There is no indication that I have seen that predator did any of this, so hence flow testing is nvery important.
Jimmy
Hi Brv,
Thanks for your analysis of the current prd situation.
I agree that Pg has a focus on drilling, I believe that the engineering and reservoir performance are not areas that Pg gets excited about, as I believe he is very much an explorationist.
The analysis you presented further confirms that to me ,as indeed the Jurassic target is indeed very exciting and a major breakthrough.
However, I believe that the pg analysis of the market is flawed. The market is looking for flow test data to confirm the three significant discoveries already made. Prd has raised funds three times to carry out flow testing and has yet to do so and a further delay will raise suspicion that something is not right . Based on the published data prd is likely to made substantial onshore discoveries, yet it has a market capitalisation of of £60 million instead of £180 million which is easily justified , because the market is fearing further dilution. The cng plan is an excellent way to address that, and then drill the hell out of the area from production cashflow, it’s a good plan and they should stick to it.

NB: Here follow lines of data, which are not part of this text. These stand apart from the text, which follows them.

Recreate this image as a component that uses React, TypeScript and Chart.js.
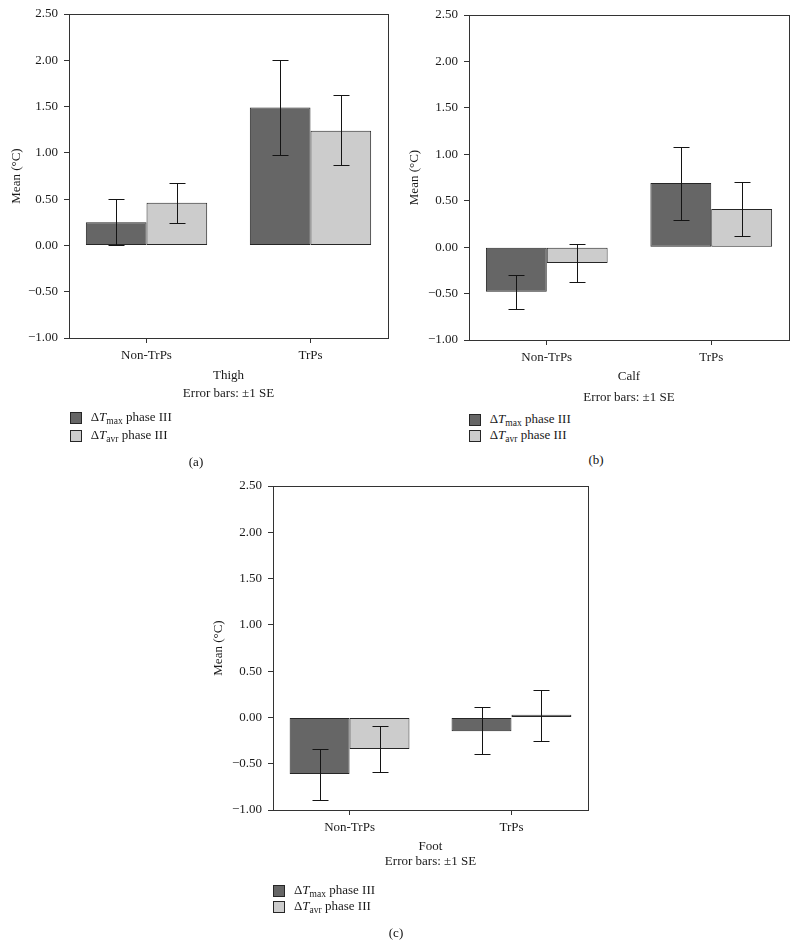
import React, { useEffect, useRef } from 'react';
import { Chart, registerables } from 'chart.js';

Chart.register(...registerables);

const FONT = '"Liberation Serif", "Times New Roman", serif';

const categories = ['Non-TrPs', 'TrPs'];
const yTicks = [-1, -0.5, 0, 0.5, 1, 1.5, 2, 2.5];

// (a) Thigh
const thighMax = [0.25, 1.49];
const thighMaxLo = [0.0, 0.98];
const thighMaxHi = [0.5, 2.0];
const thighAvr = [0.46, 1.24];
const thighAvrLo = [0.24, 0.87];
const thighAvrHi = [0.67, 1.62];

// (b) Calf
const calfMax = [-0.48, 0.69];
const calfMaxLo = [-0.67, 0.29];
const calfMaxHi = [-0.3, 1.08];
const calfAvr = [-0.17, 0.41];
const calfAvrLo = [-0.37, 0.12];
const calfAvrHi = [0.03, 0.7];

// (c) Foot
const footMax = [-0.61, -0.15];
const footMaxLo = [-0.89, -0.4];
const footMaxHi = [-0.34, 0.11];
const footAvr = [-0.34, 0.03];
const footAvrLo = [-0.59, -0.25];
const footAvrHi = [-0.09, 0.3];

const DARK = '#666666';
const LIGHT = '#cccccc';
const EDGE = '#262626';
const AXIS = '#333333';
const TEXT = '#1a1a1a';

type Cfg = {
  name: string;
  caption: string;
  left: number;
  top: number;
  width: number;
  height: number;
  area: { l: number; t: number; r: number; b: number };
  titleLH: number;
  titlePB: number;
  yTitlePad: number;
  max: number[];
  maxLo: number[];
  maxHi: number[];
  avr: number[];
  avrLo: number[];
  avrHi: number[];
  legend: { x: number; y1: number; y2: number };
  cap: { x: number; y: number };
};

const panels: Cfg[] = [
  {
    name: 'Thigh', caption: '(a)', left: 0, top: 0, width: 400, height: 410,
    area: { l: 69, t: 14, r: 388, b: 338 }, titleLH: 18, titlePB: 7.3, yTitlePad: 9.2,
    max: thighMax, maxLo: thighMaxLo, maxHi: thighMaxHi,
    avr: thighAvr, avrLo: thighAvrLo, avrHi: thighAvrHi,
    legend: { x: 70, y1: 412, y2: 430.5 }, cap: { x: 196, y: 462 },
  },
  {
    name: 'Calf', caption: '(b)', left: 400, top: 0, width: 398, height: 410,
    area: { l: 69, t: 15, r: 389, b: 340 }, titleLH: 20.7, titlePB: 1.95, yTitlePad: 7.2,
    max: calfMax, maxLo: calfMaxLo, maxHi: calfMaxHi,
    avr: calfAvr, avrLo: calfAvrLo, avrHi: calfAvrHi,
    legend: { x: 469, y1: 414, y2: 430.5 }, cap: { x: 596, y: 460 },
  },
  {
    name: 'Foot', caption: '(c)', left: 200, top: 470, width: 391, height: 410,
    area: { l: 73, t: 16, r: 388, b: 340 }, titleLH: 15, titlePB: 10.5, yTitlePad: 11.2,
    max: footMax, maxLo: footMaxLo, maxHi: footMaxHi,
    avr: footAvr, avrLo: footAvrLo, avrHi: footAvrHi,
    legend: { x: 273.3, y1: 885, y2: 901 }, cap: { x: 396, y: 933 },
  },
];

function fmt(v: number): string {
  const s = Math.abs(v).toFixed(2);
  return v < 0 ? '\u2212' + s : s;
}

function Panel({ cfg }: { cfg: Cfg }) {
  const ref = useRef<HTMLCanvasElement | null>(null);
  useEffect(() => {
    if (!ref.current) return;
    const lows = [cfg.maxLo, cfg.avrLo];
    const highs = [cfg.maxHi, cfg.avrHi];
    const errorBars = {
      id: 'errorBars' + cfg.name,
      afterDatasetsDraw(chart: any) {
        const ctx = chart.ctx;
        const ys = chart.scales.y;
        ctx.save();
        ctx.strokeStyle = '#141414';
        ctx.lineWidth = 1;
        for (let d = 0; d < 2; d++) {
          const meta = chart.getDatasetMeta(d);
          meta.data.forEach((el: any, i: number) => {
            const x = Math.round(el.x) + 0.5;
            const y1 = Math.round(ys.getPixelForValue(lows[d][i])) + 0.5;
            const y2 = Math.round(ys.getPixelForValue(highs[d][i])) + 0.5;
            ctx.beginPath();
            ctx.moveTo(x, y1);
            ctx.lineTo(x, y2);
            ctx.moveTo(x - 8, y1);
            ctx.lineTo(x + 8, y1);
            ctx.moveTo(x - 8, y2);
            ctx.lineTo(x + 8, y2);
            ctx.stroke();
          });
        }
        ctx.restore();
      },
    };
    const frame = {
      id: 'frame' + cfg.name,
      afterDraw(chart: any) {
        const { left, top, right, bottom } = chart.chartArea;
        const ctx = chart.ctx;
        ctx.save();
        ctx.strokeStyle = AXIS;
        ctx.lineWidth = 1;
        ctx.strokeRect(Math.round(left) + 0.5, Math.round(top) + 0.5, Math.round(right - left), Math.round(bottom - top));
        ctx.restore();
      },
    };
    const chart = new Chart(ref.current, {
      type: 'bar',
      data: {
        labels: categories,
        datasets: [
          { label: 'ΔTmax phase III', data: cfg.max, backgroundColor: DARK, borderColor: EDGE, borderWidth: 1, borderSkipped: false },
          { label: 'ΔTavr phase III', data: cfg.avr, backgroundColor: LIGHT, borderColor: EDGE, borderWidth: 1, borderSkipped: false },
        ],
      },
      options: {
        animation: false,
        responsive: false,
        events: [],
        datasets: { bar: { categoryPercentage: 0.74, barPercentage: 1.0 } },
        layout: { padding: { left: 0, top: cfg.area.t, right: cfg.width - cfg.area.r, bottom: 0 } },
        plugins: { legend: { display: false }, tooltip: { enabled: false }, title: { display: false } },
        scales: {
          x: {
            type: 'category',
            offset: true,
            afterFit: (s: any) => { s.height = cfg.height - cfg.area.b; },
            afterBuildTicks: (s: any) => {
              // categories sit a little further out than the default half-category offset
              s._valueRange = 1.9455;
              s._startValue = -0.4728;
            },
            grid: { display: true, drawOnChartArea: false, drawTicks: true, tickLength: 5, color: AXIS, offset: false },
            border: { display: true, color: AXIS },
            ticks: { color: TEXT, padding: 5, font: { family: FONT, size: 13 } },
            title: {
              display: true,
              text: [cfg.name, 'Error bars: ±1 SE'],
              color: TEXT,
              font: { family: FONT, size: 13, lineHeight: cfg.titleLH / 13 },
              padding: { top: 0, bottom: cfg.titlePB },
            },
          },
          y: {
            type: 'linear',
            min: -1,
            max: 2.5,
            afterFit: (s: any) => { s.width = cfg.area.l; },
            afterBuildTicks: (s: any) => { s.ticks = yTicks.map((v) => ({ value: v })); },
            grid: { display: true, drawOnChartArea: false, drawTicks: true, tickLength: 5, color: AXIS },
            border: { display: true, color: AXIS },
            ticks: { color: TEXT, padding: 6, font: { family: FONT, size: 13 }, callback: (v: any) => fmt(Number(v)) },
            title: {
              display: true,
              text: 'Mean (°C)',
              color: TEXT,
              font: { family: FONT, size: 13, lineHeight: 1.2 },
              padding: { top: cfg.yTitlePad, bottom: 0 },
            },
          },
        },
      },
      plugins: [errorBars, frame],
    } as any);
    return () => chart.destroy();
  }, [cfg]);

  const textStyle: React.CSSProperties = {
    position: 'absolute', left: 20.7, top: 0, lineHeight: '18px', fontSize: 13,
    fontFamily: FONT, color: TEXT, whiteSpace: 'nowrap',
  };
  const box = (fill: string): React.CSSProperties => ({
    position: 'absolute', left: 0, top: 4.4, width: 12, height: 12, boxSizing: 'border-box',
    border: '1px solid ' + EDGE, background: fill,
  });
  const sub: React.CSSProperties = { fontSize: 9.5, position: 'relative', top: 3, fontStyle: 'normal' };
  const row = (y: number): React.CSSProperties => ({
    position: 'absolute', left: cfg.legend.x, top: y - 4.4, height: 18, width: 130,
  });

  return (
    <>
      <canvas
        ref={ref}
        width={cfg.width}
        height={cfg.height}
        style={{ position: 'absolute', left: cfg.left, top: cfg.top, width: cfg.width, height: cfg.height }}
      />
      <div style={row(cfg.legend.y1)}>
        <div style={box(DARK)} />
        <div style={textStyle}>
          Δ<i>T</i><span style={sub}>max</span> phase III
        </div>
      </div>
      <div style={row(cfg.legend.y2)}>
        <div style={box(LIGHT)} />
        <div style={textStyle}>
          Δ<i>T</i><span style={sub}>avr</span> phase III
        </div>
      </div>
      <span
        style={{
          position: 'absolute', left: cfg.cap.x - 10, top: cfg.cap.y - 9, width: 20, textAlign: 'center',
          lineHeight: '18px', fontSize: 13, fontFamily: FONT, color: '#111111', display: 'block',
        }}
      >
        {cfg.caption}
      </span>
    </>
  );
}

export default function App() {
  return (
    <div style={{ position: 'absolute', left: 0, top: 0, width: 798, height: 947, background: '#fff', overflow: 'hidden' }}>
      {panels.map((p) => (
        <Panel key={p.name} cfg={p} />
      ))}
    </div>
  );
}
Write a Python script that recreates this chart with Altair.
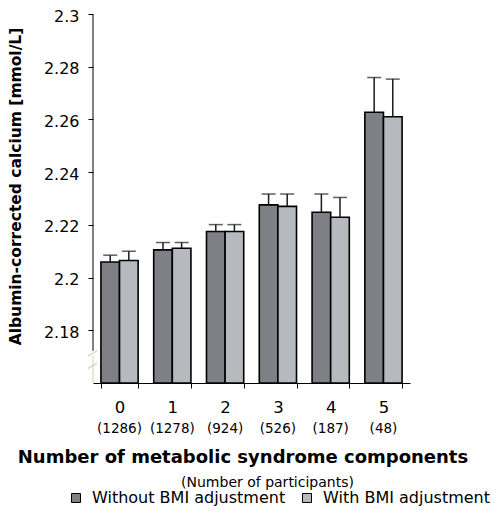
import altair as alt
import pandas as pd

cats = ["0", "1", "2", "3", "4", "5"]
counts = ["(1286)", "(1278)", "(924)", "(526)", "(187)", "(48)"]
series = ["Without BMI adjustment", "With BMI adjustment"]
mean_without = [2.2059, 2.2105, 2.2175, 2.2276, 2.2248, 2.2627]
upper_without = [2.2085, 2.2133, 2.2201, 2.2317, 2.2317, 2.2759]
mean_with = [2.2065, 2.2111, 2.2175, 2.2270, 2.2229, 2.2610]
upper_with = [2.2100, 2.2133, 2.2201, 2.2317, 2.2304, 2.2753]
y_ticks = [2.18, 2.2, 2.22, 2.24, 2.26, 2.28, 2.3]
y_min, y_max = 2.16, 2.3
colors = ["#7f8085", "#b6b9bd"]
subtitle = "(Number of participants)"
x_title = "Number of metabolic syndrome components"
y_title = "Albumin-corrected calcium [mmol/L]"

rows = []
for i, c in enumerate(cats):
    rows.append(dict(cat=c, series=series[0], mean=mean_without[i], upper=upper_without[i]))
    rows.append(dict(cat=c, series=series[1], mean=mean_with[i], upper=upper_with[i]))
df = pd.DataFrame(rows)
count_df = pd.DataFrame({"cat": cats, "count": counts})
sub_df = pd.DataFrame({"t": [subtitle]})
one = pd.DataFrame({"a": [0]})

FONT = "DejaVu Sans"

y_scale = alt.Scale(domain=[y_min, y_max], zero=False, nice=False)
y_axis = alt.Axis(
    values=y_ticks, labelExpr="format(datum.value, '~g')", domain=False, grid=False,
    tickSize=5, tickColor="black", tickWidth=1, labelPadding=9, labelFont=FONT,
    labelFontSize=16, labelColor="black", labelOffset=2,
    titleFont=FONT, titleFontWeight="bold", titleFontSize=15.5, titleColor="black",
    titleAngle=270, titleX=-78, titleY=172, titleAlign="center", titleBaseline="middle",
)
x_scale = alt.Scale(paddingInner=0.295, paddingOuter=0.15)
x_axis = alt.Axis(
    labelAngle=0, tickBand="extent", tickSize=5, tickColor="black", domainColor="black",
    labelFont=FONT, labelFontSize=16.5, labelColor="black", labelPadding=11,
    titleFont=FONT, titleFontSize=18, titleFontWeight="bold", titleColor="black",
    titleX=149.5, titleY=74, titleAlign="center", titleBaseline="middle", grid=False,
)
X = alt.X("cat:N", sort=cats, scale=x_scale, axis=x_axis, title=x_title)
XO = alt.XOffset("series:N", sort=series)

bars = alt.Chart(df).mark_bar(stroke="black", strokeWidth=1.6).encode(
    x=X,
    xOffset=XO,
    y=alt.Y("mean:Q", scale=y_scale, axis=y_axis, title=y_title, stack=None),
    y2=alt.datum(y_min),
    color=alt.Color(
        "series:N", sort=series, scale=alt.Scale(domain=series, range=colors),
        legend=alt.Legend(
            orient="none", legendX=-25, legendY=476, direction="horizontal", title=None,
            symbolType="square", symbolSize=81, symbolStrokeColor="black",
            symbolStrokeWidth=1, labelFont=FONT, labelFontSize=16, labelColor="black",
            labelOffset=8, columnPadding=13, padding=0, labelLimit=400,
        ),
    ),
)

whisk = alt.Chart(df).mark_rule(color="#1a1a1a", strokeWidth=1.5).encode(
    x=X, xOffset=XO,
    y=alt.Y("mean:Q", scale=y_scale, axis=y_axis, title=y_title),
    y2="upper:Q",
)
caps = alt.Chart(df).mark_tick(color="#1a1a1a", thickness=1.5, size=14).encode(
    x=X, xOffset=XO,
    y=alt.Y("upper:Q", scale=y_scale, axis=y_axis, title=y_title),
)

count_text = alt.Chart(count_df).mark_text(
    font=FONT, fontSize=13.5, color="black", baseline="middle"
).encode(x=X, y=alt.value(415), text="count:N")

sub_text = alt.Chart(sub_df).mark_text(
    font=FONT, fontSize=14, color="black", baseline="middle"
).encode(x=alt.value(174.5), y=alt.value(469), text="t:N")

axis_line = alt.Chart(one).mark_rule(color="black", strokeWidth=1).encode(
    x=alt.value(0), y=alt.datum(y_max), y2=alt.datum(2.1722)
)
axis_low = alt.Chart(one).mark_rule(color="#d6cfbb", strokeWidth=1).encode(
    x=alt.value(0), y=alt.datum(2.1704), y2=alt.datum(y_min)
)
breaks = alt.Chart(pd.DataFrame({"lo": [2.1702, 2.1655], "hi": [2.1722, 2.1675]})).mark_rule(
    color="#c8bfa5", strokeWidth=1
).encode(x=alt.value(-5), x2=alt.value(4), y="lo:Q", y2="hi:Q")

chart = alt.layer(
    bars, whisk, caps, axis_line, axis_low, breaks, count_text, sub_text
).properties(
    width=317, height=369,
    padding={"left": 85, "top": 6, "right": 80, "bottom": 127},
    autosize=alt.AutoSizeParams(type="none"),
    background="white",
).configure_view(stroke=None)

chart.save("out.html", embed_options={"renderer": "svg", "actions": False})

Pg should be aware that raising funds for one purpose and not using them for such purpose may have legal implications and it’s now time to flow test.
Jimmy
Hi fernan
The green hydrogen project is currently being funded by total, in due course as the project progress and assuming the economics stack up, then the European investment bank have signed an agreement with Mauritania to provide project finance , expected at 90% of capex , with the balance funded by chariot diluting down its current equity interest of 50%.
The green renewables are financed on a jv basis with Total at a minimum of 50% , with project debt also provided at estimated 70% , so the equity components are relatively small so far.
Chariot have stated they are going to get equity funding at the subsidiary level, so hopefully no more equity dilution at top company.